* GOAL: Omit every picture and return the rest of the data unaltered.

* STORED DATA:
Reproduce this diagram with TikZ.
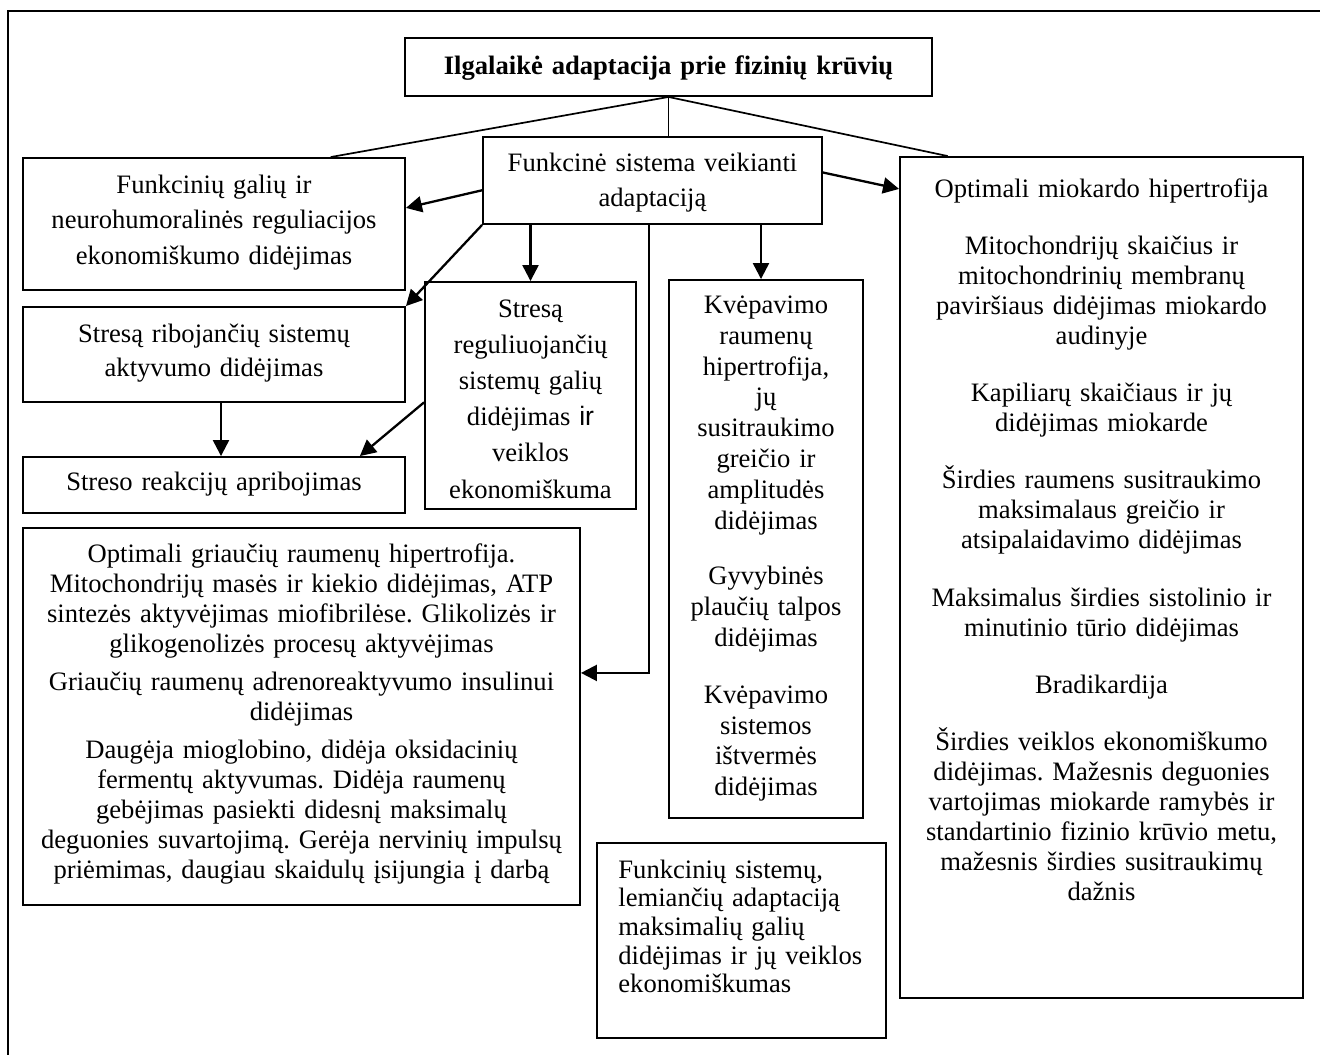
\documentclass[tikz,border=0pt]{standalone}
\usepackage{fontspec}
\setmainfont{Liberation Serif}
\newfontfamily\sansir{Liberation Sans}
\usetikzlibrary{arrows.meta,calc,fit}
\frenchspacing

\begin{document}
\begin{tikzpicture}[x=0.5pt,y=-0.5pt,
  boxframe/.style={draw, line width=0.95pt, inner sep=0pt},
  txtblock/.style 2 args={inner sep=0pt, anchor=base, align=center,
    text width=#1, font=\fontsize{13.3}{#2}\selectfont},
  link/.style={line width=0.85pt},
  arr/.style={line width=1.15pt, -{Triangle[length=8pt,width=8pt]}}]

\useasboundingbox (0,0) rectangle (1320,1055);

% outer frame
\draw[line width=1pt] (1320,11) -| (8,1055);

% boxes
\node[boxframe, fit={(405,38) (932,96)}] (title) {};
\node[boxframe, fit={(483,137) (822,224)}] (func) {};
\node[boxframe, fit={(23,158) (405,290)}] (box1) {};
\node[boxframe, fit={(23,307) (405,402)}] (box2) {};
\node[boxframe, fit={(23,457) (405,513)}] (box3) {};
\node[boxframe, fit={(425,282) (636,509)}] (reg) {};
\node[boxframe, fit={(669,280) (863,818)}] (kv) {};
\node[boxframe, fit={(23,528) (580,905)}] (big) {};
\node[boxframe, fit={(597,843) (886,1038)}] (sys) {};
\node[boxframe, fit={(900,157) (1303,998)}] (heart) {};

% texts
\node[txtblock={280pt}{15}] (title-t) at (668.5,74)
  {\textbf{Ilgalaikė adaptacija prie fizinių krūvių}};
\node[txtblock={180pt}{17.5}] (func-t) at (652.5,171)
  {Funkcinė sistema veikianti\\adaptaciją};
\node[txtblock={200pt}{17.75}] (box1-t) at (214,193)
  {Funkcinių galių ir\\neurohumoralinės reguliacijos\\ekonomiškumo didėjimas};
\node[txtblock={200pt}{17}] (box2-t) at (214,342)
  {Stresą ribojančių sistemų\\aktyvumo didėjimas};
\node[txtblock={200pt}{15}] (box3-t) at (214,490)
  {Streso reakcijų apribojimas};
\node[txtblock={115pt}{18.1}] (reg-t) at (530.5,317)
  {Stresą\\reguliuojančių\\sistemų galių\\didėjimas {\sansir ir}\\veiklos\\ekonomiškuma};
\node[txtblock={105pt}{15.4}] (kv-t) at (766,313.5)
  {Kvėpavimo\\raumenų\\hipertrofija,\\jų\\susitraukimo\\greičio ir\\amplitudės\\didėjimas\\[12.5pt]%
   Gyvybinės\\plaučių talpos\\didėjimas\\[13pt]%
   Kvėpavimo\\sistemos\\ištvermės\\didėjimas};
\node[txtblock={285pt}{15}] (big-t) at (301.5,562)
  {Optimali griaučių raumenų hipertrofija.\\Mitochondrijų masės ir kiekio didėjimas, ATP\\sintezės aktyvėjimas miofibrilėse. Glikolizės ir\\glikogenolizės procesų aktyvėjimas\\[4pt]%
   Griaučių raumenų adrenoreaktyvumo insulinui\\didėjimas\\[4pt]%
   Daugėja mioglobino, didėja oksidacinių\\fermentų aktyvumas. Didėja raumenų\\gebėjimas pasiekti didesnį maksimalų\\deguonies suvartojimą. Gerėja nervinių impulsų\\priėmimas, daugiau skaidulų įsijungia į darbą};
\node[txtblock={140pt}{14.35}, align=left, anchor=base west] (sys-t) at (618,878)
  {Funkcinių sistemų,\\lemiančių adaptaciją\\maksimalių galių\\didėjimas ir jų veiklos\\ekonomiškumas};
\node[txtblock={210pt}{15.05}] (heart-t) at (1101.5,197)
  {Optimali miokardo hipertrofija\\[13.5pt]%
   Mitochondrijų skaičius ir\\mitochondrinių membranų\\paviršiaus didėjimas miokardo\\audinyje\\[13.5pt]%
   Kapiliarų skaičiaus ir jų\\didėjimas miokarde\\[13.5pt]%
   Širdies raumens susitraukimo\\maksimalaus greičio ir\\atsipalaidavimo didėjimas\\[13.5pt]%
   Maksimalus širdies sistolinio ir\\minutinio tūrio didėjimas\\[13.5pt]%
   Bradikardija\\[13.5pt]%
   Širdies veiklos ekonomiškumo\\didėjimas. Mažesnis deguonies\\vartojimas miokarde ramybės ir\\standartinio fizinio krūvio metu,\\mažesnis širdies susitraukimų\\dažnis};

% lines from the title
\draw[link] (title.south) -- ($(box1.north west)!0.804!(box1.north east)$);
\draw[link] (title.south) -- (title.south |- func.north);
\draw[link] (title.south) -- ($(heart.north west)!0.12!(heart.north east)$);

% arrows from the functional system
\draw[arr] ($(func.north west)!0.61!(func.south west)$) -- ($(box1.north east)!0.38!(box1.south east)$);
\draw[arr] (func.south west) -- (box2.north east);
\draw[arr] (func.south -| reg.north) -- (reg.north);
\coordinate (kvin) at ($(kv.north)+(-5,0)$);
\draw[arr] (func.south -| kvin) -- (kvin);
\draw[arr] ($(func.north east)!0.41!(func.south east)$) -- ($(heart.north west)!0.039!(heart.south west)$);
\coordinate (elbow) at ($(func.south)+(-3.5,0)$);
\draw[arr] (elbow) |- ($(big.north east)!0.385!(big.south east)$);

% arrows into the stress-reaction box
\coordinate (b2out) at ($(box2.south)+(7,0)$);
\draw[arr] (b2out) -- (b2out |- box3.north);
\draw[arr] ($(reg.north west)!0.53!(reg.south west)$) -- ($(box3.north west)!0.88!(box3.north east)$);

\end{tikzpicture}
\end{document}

* ANSWER TO THE PROBLEM:
Reproduce this diagram with TikZ.
\documentclass[tikz,border=0pt]{standalone}
\usepackage{fontspec}
\setmainfont{Liberation Serif}
\newfontfamily\sansir{Liberation Sans}
\usetikzlibrary{arrows.meta,calc,fit}
\frenchspacing

\begin{document}
\begin{tikzpicture}[x=0.5pt,y=-0.5pt,
  boxframe/.style={draw, line width=0.95pt, inner sep=0pt},
  txtblock/.style 2 args={inner sep=0pt, anchor=base, align=center,
    text width=#1, font=\fontsize{13.3}{#2}\selectfont},
  link/.style={line width=0.85pt},
  arr/.style={line width=1.15pt, -{Triangle[length=8pt,width=8pt]}}]

\useasboundingbox (0,0) rectangle (1320,1055);

% outer frame
\draw[line width=1pt] (1320,11) -| (8,1055);

% boxes
\node[boxframe, fit={(405,38) (932,96)}] (title) {};
\node[boxframe, fit={(483,137) (822,224)}] (func) {};
\node[boxframe, fit={(23,158) (405,290)}] (box1) {};
\node[boxframe, fit={(23,307) (405,402)}] (box2) {};
\node[boxframe, fit={(23,457) (405,513)}] (box3) {};
\node[boxframe, fit={(425,282) (636,509)}] (reg) {};
\node[boxframe, fit={(669,280) (863,818)}] (kv) {};
\node[boxframe, fit={(23,528) (580,905)}] (big) {};
\node[boxframe, fit={(597,843) (886,1038)}] (sys) {};
\node[boxframe, fit={(900,157) (1303,998)}] (heart) {};

% texts
\node[txtblock={280pt}{15}] (title-t) at (668.5,74)
  {\textbf{Ilgalaikė adaptacija prie fizinių krūvių}};
\node[txtblock={180pt}{17.5}] (func-t) at (652.5,171)
  {Funkcinė sistema veikianti\\adaptaciją};
\node[txtblock={200pt}{17.75}] (box1-t) at (214,193)
  {Funkcinių galių ir\\neurohumoralinės reguliacijos\\ekonomiškumo didėjimas};
\node[txtblock={200pt}{17}] (box2-t) at (214,342)
  {Stresą ribojančių sistemų\\aktyvumo didėjimas};
\node[txtblock={200pt}{15}] (box3-t) at (214,490)
  {Streso reakcijų apribojimas};
\node[txtblock={115pt}{18.1}] (reg-t) at (530.5,317)
  {Stresą\\reguliuojančių\\sistemų galių\\didėjimas {\sansir ir}\\veiklos\\ekonomiškuma};
\node[txtblock={105pt}{15.4}] (kv-t) at (766,313.5)
  {Kvėpavimo\\raumenų\\hipertrofija,\\jų\\susitraukimo\\greičio ir\\amplitudės\\didėjimas\\[12.5pt]%
   Gyvybinės\\plaučių talpos\\didėjimas\\[13pt]%
   Kvėpavimo\\sistemos\\ištvermės\\didėjimas};
\node[txtblock={285pt}{15}] (big-t) at (301.5,562)
  {Optimali griaučių raumenų hipertrofija.\\Mitochondrijų masės ir kiekio didėjimas, ATP\\sintezės aktyvėjimas miofibrilėse. Glikolizės ir\\glikogenolizės procesų aktyvėjimas\\[4pt]%
   Griaučių raumenų adrenoreaktyvumo insulinui\\didėjimas\\[4pt]%
   Daugėja mioglobino, didėja oksidacinių\\fermentų aktyvumas. Didėja raumenų\\gebėjimas pasiekti didesnį maksimalų\\deguonies suvartojimą. Gerėja nervinių impulsų\\priėmimas, daugiau skaidulų įsijungia į darbą};
\node[txtblock={140pt}{14.35}, align=left, anchor=base west] (sys-t) at (618,878)
  {Funkcinių sistemų,\\lemiančių adaptaciją\\maksimalių galių\\didėjimas ir jų veiklos\\ekonomiškumas};
\node[txtblock={210pt}{15.05}] (heart-t) at (1101.5,197)
  {Optimali miokardo hipertrofija\\[13.5pt]%
   Mitochondrijų skaičius ir\\mitochondrinių membranų\\paviršiaus didėjimas miokardo\\audinyje\\[13.5pt]%
   Kapiliarų skaičiaus ir jų\\didėjimas miokarde\\[13.5pt]%
   Širdies raumens susitraukimo\\maksimalaus greičio ir\\atsipalaidavimo didėjimas\\[13.5pt]%
   Maksimalus širdies sistolinio ir\\minutinio tūrio didėjimas\\[13.5pt]%
   Bradikardija\\[13.5pt]%
   Širdies veiklos ekonomiškumo\\didėjimas. Mažesnis deguonies\\vartojimas miokarde ramybės ir\\standartinio fizinio krūvio metu,\\mažesnis širdies susitraukimų\\dažnis};

% lines from the title
\draw[link] (title.south) -- ($(box1.north west)!0.804!(box1.north east)$);
\draw[link] (title.south) -- (title.south |- func.north);
\draw[link] (title.south) -- ($(heart.north west)!0.12!(heart.north east)$);

% arrows from the functional system
\draw[arr] ($(func.north west)!0.61!(func.south west)$) -- ($(box1.north east)!0.38!(box1.south east)$);
\draw[arr] (func.south west) -- (box2.north east);
\draw[arr] (func.south -| reg.north) -- (reg.north);
\coordinate (kvin) at ($(kv.north)+(-5,0)$);
\draw[arr] (func.south -| kvin) -- (kvin);
\draw[arr] ($(func.north east)!0.41!(func.south east)$) -- ($(heart.north west)!0.039!(heart.south west)$);
\coordinate (elbow) at ($(func.south)+(-3.5,0)$);
\draw[arr] (elbow) |- ($(big.north east)!0.385!(big.south east)$);

% arrows into the stress-reaction box
\coordinate (b2out) at ($(box2.south)+(7,0)$);
\draw[arr] (b2out) -- (b2out |- box3.north);
\draw[arr] ($(reg.north west)!0.53!(reg.south west)$) -- ($(box3.north west)!0.88!(box3.north east)$);

\end{tikzpicture}
\end{document}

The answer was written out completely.